Outro prenome é citado em uma operação do Nucleos, o fundo de pensão das empresas estatais nucleares. E-mail da secretaria de Edemar manda entregar, em 15 de julho do ano passado, R$ 76.125 na "rua Tabapuã, 1.105, cj. 57. At. Paulinho". Para não haver enganos, o portador era orientado a "falar a senha Cita". O ocupante do conjunto na Tabapuã, no Itaim (zona oeste de São Paulo) mudou-se, e os porteiros do prédio só informam que funcionava ali um escritório ligado ao mercado financeiro.

O valor citado equivale a 2,5% dos R$ 3.044.934,00 que o Nucleos comprou em debêntures da Procid. Paulinho é um nome comum, mas o antigo presidente do Nucleos chama-se Paulo Roberto Almeida Figueiredo --a Folha procurou-o na quinta e na sexta-feira na entidade, sem sucesso.

O Nucleos perdeu R$ 7,1 milhões com a derrocada do Banco Santos.

Figueiredo e outros diretores foram punidos pela Secretaria de Previdência Complementar por causa das operações com o banco de Edemar --receberam também outras quatro autuações. Figueiredo perdeu o cargo e terá de pagar multa de R$ 20 mil.

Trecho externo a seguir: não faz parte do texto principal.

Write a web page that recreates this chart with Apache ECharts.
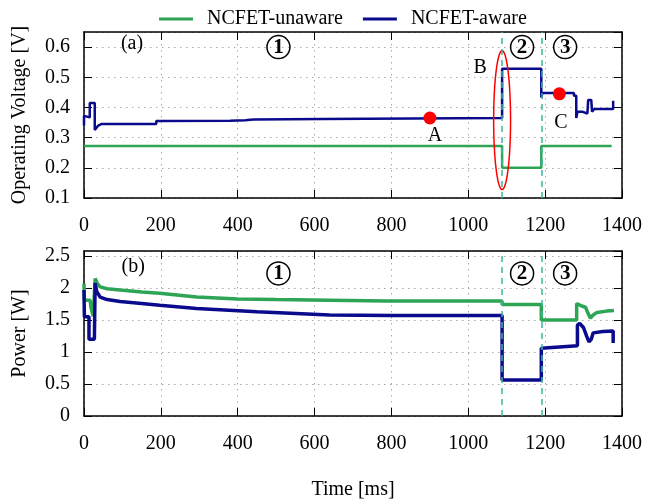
<!DOCTYPE html>
<html>
<head>
<meta charset="utf-8">
<script src="https://cdn.jsdelivr.net/npm/echarts@6/dist/echarts.min.js"></script>
<style>
  html, body { margin: 0; padding: 0; background: #fff; }
  #chart { width: 647px; height: 502px; }
</style>
</head>
<body>
<div id="chart"></div>
<script>
// [time ms, value] pairs
const unawareVolt = [[0, 0.272], [1088, 0.272], [1088, 0.2], [1190, 0.2], [1190, 0.272], [1373, 0.272]];
const awareVolt = [
  [0, 0.34], [0, 0.372], [1, 0.367], [15, 0.367], [15, 0.415], [28, 0.415], [28, 0.325], [33, 0.325],
  [37, 0.34], [45, 0.345], [188, 0.345], [188, 0.355], [380, 0.356], [420, 0.358], [440, 0.36],
  [620, 0.362], [625, 0.365], [1088, 0.365], [1088, 0.528], [1190, 0.528], [1190, 0.433], [1193, 0.433],
  [1193, 0.448], [1275, 0.448], [1275, 0.439], [1281, 0.439], [1281, 0.365], [1284, 0.365], [1284, 0.386],
  [1296, 0.386], [1296, 0.38], [1310, 0.38], [1312, 0.425], [1320, 0.425], [1322, 0.386], [1328, 0.395],
  [1377, 0.395], [1377, 0.422]
];
const unawarePower = [
  [0, 2.07], [1, 1.81], [16, 1.81], [18, 1.7], [24, 1.56], [27, 1.56], [29, 2.15], [34, 2.08],
  [42, 2.02], [60, 1.99], [94, 1.97], [150, 1.94], [197, 1.92], [293, 1.86], [400, 1.83], [500, 1.82],
  [639, 1.81], [786, 1.8], [1088, 1.8], [1088, 1.745], [1190, 1.745], [1190, 1.5], [1282, 1.5],
  [1282, 1.76], [1295, 1.72], [1305, 1.7], [1312, 1.6], [1318, 1.53], [1325, 1.58], [1335, 1.62],
  [1360, 1.64], [1379, 1.65]
];
const awarePower = [
  [0, 1.97], [1, 1.55], [13, 1.55], [13, 1.2], [27, 1.2], [29, 2.08], [33, 1.95], [42, 1.86],
  [60, 1.82], [94, 1.79], [150, 1.76], [197, 1.73], [293, 1.68], [450, 1.63], [639, 1.58], [800, 1.57],
  [1088, 1.57], [1088, 0.5625], [1190, 0.5625], [1190, 1.06], [1284, 1.1], [1284, 1.42], [1290, 1.45],
  [1300, 1.38], [1308, 1.25], [1314, 1.16], [1320, 1.2], [1325, 1.3], [1350, 1.32], [1377, 1.33],
  [1377, 1.14]
];
const phaseBounds = [1088, 1190];
const redPoints = [[900, 0.365], [1237, 0.445]];
const noteTexts = ['(a)', 'A', 'B', 'C'];
const notePos = [[125, 0.612], [913, 0.306], [1031, 0.53], [1241, 0.35]];
const phaseNames = ['1', '2', '3'];
const phaseX = [506, 1140, 1252];
const phaseVoltY = 0.6;
const phasePowerY = 2.23;
const panelBLabel = ['(b)', 128, 2.33];
const ellipse = [1088, 0.358, 22, 0.23]; // centre x, centre y, half width (ms), half height (V)

const FONT = 'Liberation Serif';
const GREEN = '#2ea455';
const BLUE = '#0a0a8c';
const TEAL = '#3cb59a';

const chart = echarts.init(document.getElementById('chart'), null, { renderer: 'canvas' });

function xAx(grid, pos) {
  const main = pos === 'bottom';
  return {
    type: 'value', gridIndex: grid, position: pos, min: 0, max: 1400, interval: 200,
    axisLine: { show: true, onZero: false, lineStyle: { color: '#000', width: 1.5 } },
    axisTick: { show: true, inside: true, length: 8, lineStyle: { color: '#000' } },
    axisLabel: { show: main, margin: 18, fontFamily: FONT, fontSize: 20, color: '#000', formatter: v => String(v) },
    splitLine: { show: main, lineStyle: { color: '#aaa', type: [1.5, 4.5] } },
    name: main && grid === 1 ? 'Time [ms]' : '',
    nameLocation: 'middle', nameGap: 64,
    nameTextStyle: { fontFamily: FONT, fontSize: 20, color: '#000' }
  };
}
function yAx(grid, pos, min, max, interval, name) {
  const main = pos === 'left';
  return {
    type: 'value', gridIndex: grid, position: pos, min: min, max: max, interval: interval,
    axisLine: { show: true, onZero: false, lineStyle: { color: '#000', width: 1.5 } },
    axisTick: { show: true, inside: true, length: 8, lineStyle: { color: '#000' } },
    axisLabel: { show: main, showMaxLabel: false, margin: 14, fontFamily: FONT, fontSize: 20, color: '#000' },
    splitLine: { show: main, lineStyle: { color: '#aaa', type: [1.5, 4.5] } },
    name: main ? name : '', nameLocation: 'middle', nameGap: 54,
    nameTextStyle: { fontFamily: FONT, fontSize: 20, color: '#000' }
  };
}

const dashLines = {
  silent: true, symbol: 'none', label: { show: false },
  lineStyle: { color: TEAL, type: [6, 5], width: 1.5 },
  data: phaseBounds.map(v => ({ xAxis: v }))
};

function textSeries(xi, yi, items, label) {
  return {
    type: 'scatter', xAxisIndex: xi, yAxisIndex: yi, symbolSize: 1, silent: true, z: 5,
    itemStyle: { color: 'rgba(0,0,0,0)', opacity: 1 },
    labelLayout: { hideOverlap: false },
    label: Object.assign({ show: true, position: 'inside' }, label),
    data: items
  };
}

const circleLabel = {
  formatter: p => '{c|' + p.name + '}',
  rich: {
    c: {
      width: 23, height: 23, lineHeight: 24, borderRadius: 13, borderColor: '#000', borderWidth: 1.5,
      align: 'center', fontFamily: FONT, fontWeight: 'bold', fontSize: 21, color: '#000'
    }
  }
};
const plainLabel = { formatter: p => p.name, fontFamily: FONT, fontSize: 20, color: '#000' };

const option = {
  animation: false,
  legend: {
    left: 154, top: 4, itemWidth: 34, itemHeight: 3, itemGap: 20, icon: 'rect',
    textStyle: { fontFamily: FONT, fontSize: 20, color: '#000', padding: [0, 0, 0, 9] },
    data: ['NCFET-unaware', 'NCFET-aware']
  },
  grid: [
    { left: 84, right: 25, top: 32, height: 166 },
    { left: 84, right: 25, top: 251, height: 165 }
  ],
  xAxis: [xAx(0, 'bottom'), xAx(0, 'top'), xAx(1, 'bottom'), xAx(1, 'top')],
  yAxis: [
    yAx(0, 'left', 0.1, 0.65, 0.1, 'Operating Voltage [V]'), yAx(0, 'right', 0.1, 0.65, 0.1),
    yAx(1, 'left', 0, 2.58, 0.5, 'Power [W]'), yAx(1, 'right', 0, 2.58, 0.5)
  ],
  series: [
    {
      name: 'NCFET-unaware', type: 'line', xAxisIndex: 0, yAxisIndex: 0, data: unawareVolt,
      showSymbol: false, lineStyle: { color: GREEN, width: 2.5 }, itemStyle: { color: GREEN },
      markLine: dashLines
    },
    {
      name: 'NCFET-aware', type: 'line', xAxisIndex: 0, yAxisIndex: 0, data: awareVolt,
      showSymbol: false, lineStyle: { color: BLUE, width: 2.5 }, itemStyle: { color: BLUE }
    },
    {
      name: 'NCFET-unaware', type: 'line', xAxisIndex: 2, yAxisIndex: 2, data: unawarePower,
      showSymbol: false, lineStyle: { color: GREEN, width: 3.5 }, itemStyle: { color: GREEN },
      markLine: dashLines
    },
    {
      name: 'NCFET-aware', type: 'line', xAxisIndex: 2, yAxisIndex: 2, data: awarePower,
      showSymbol: false, lineStyle: { color: BLUE, width: 3.5 }, itemStyle: { color: BLUE }
    },
    {
      type: 'custom', xAxisIndex: 0, yAxisIndex: 0, silent: true, z: 4, data: [ellipse],
      renderItem: function (params, api) {
        const c = api.coord([api.value(0), api.value(1)]);
        const e = api.coord([api.value(0) + api.value(2), api.value(1) + api.value(3)]);
        const rx = e[0] - c[0], ry = c[1] - e[1];
        const pts = [];
        for (let i = 0; i <= 72; i++) {
          const a = i / 72 * Math.PI * 2;
          pts.push([c[0] + rx * Math.cos(a), c[1] + ry * Math.sin(a)]);
        }
        return { type: 'polyline', shape: { points: pts }, style: { stroke: '#f00', lineWidth: 1.5, fill: null } };
      }
    },
    {
      type: 'scatter', xAxisIndex: 0, yAxisIndex: 0, symbolSize: 13, silent: true, z: 4,
      itemStyle: { color: '#ff0000', opacity: 1 }, data: redPoints
    },
    textSeries(0, 0, noteTexts.map((t, i) => ({ name: t, value: notePos[i] })), plainLabel),
    textSeries(2, 2, [{ name: panelBLabel[0], value: [panelBLabel[1], panelBLabel[2]] }], plainLabel),
    textSeries(0, 0, phaseNames.map((n, i) => ({ name: n, value: [phaseX[i], phaseVoltY] })), circleLabel),
    textSeries(2, 2, phaseNames.map((n, i) => ({ name: n, value: [phaseX[i], phasePowerY] })), circleLabel)
  ]
};

chart.setOption(option);
</script>
</body>
</html>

Houve "imperícia e imprudência" nos investimentos, segundo a SPC. Entre outras irregularidades, a antiga diretoria do Nucleos autorizou a compra de debêntures da Procid pelo prazo de três anos, enquanto a análise de risco estabelecia o limite de 90 dias para esse tipo de investimento.
Investigação feita pela empresa de auditoria KPMG descobriu que as perdas do Nucleos só com a compra de títulos públicos chegam a R$ 22,7 milhões.

Como a investigação não acabou, estima-se que o rombo possa ultrapassar R$ 50 milhões. "Não sabia que os diretores podem ter recebido propina de um banco, mas tenho certeza de uma coisa: pagamos mais do que valia pela carteira de investimentos que temos", diz Marcos Elias, presidente do Nucleos.

A Polícia Federal tem duas ou três certezas sobre a documentação apreendida. Vera era a secretária de Edemar, e Alejandro, a pessoa para quem ela mandava os e-mails ordenando os pagamentos, é funcionário do doleiro uruguaio Ricardo Sanches.

O procurador da República Silvio Luís Martins de Oliveira, que atua na acusação contra Edemar no processo em que o banqueiro é réu na Justiça federal, vai pedir à Polícia Federal que investigue o eventual pagamento de propinas a fundos de pensão: "Há dinheiro público nesses fundos de pensão porque são mantidos por empresas estatais. A União tem de apurar quem foi beneficiado por esses desvios".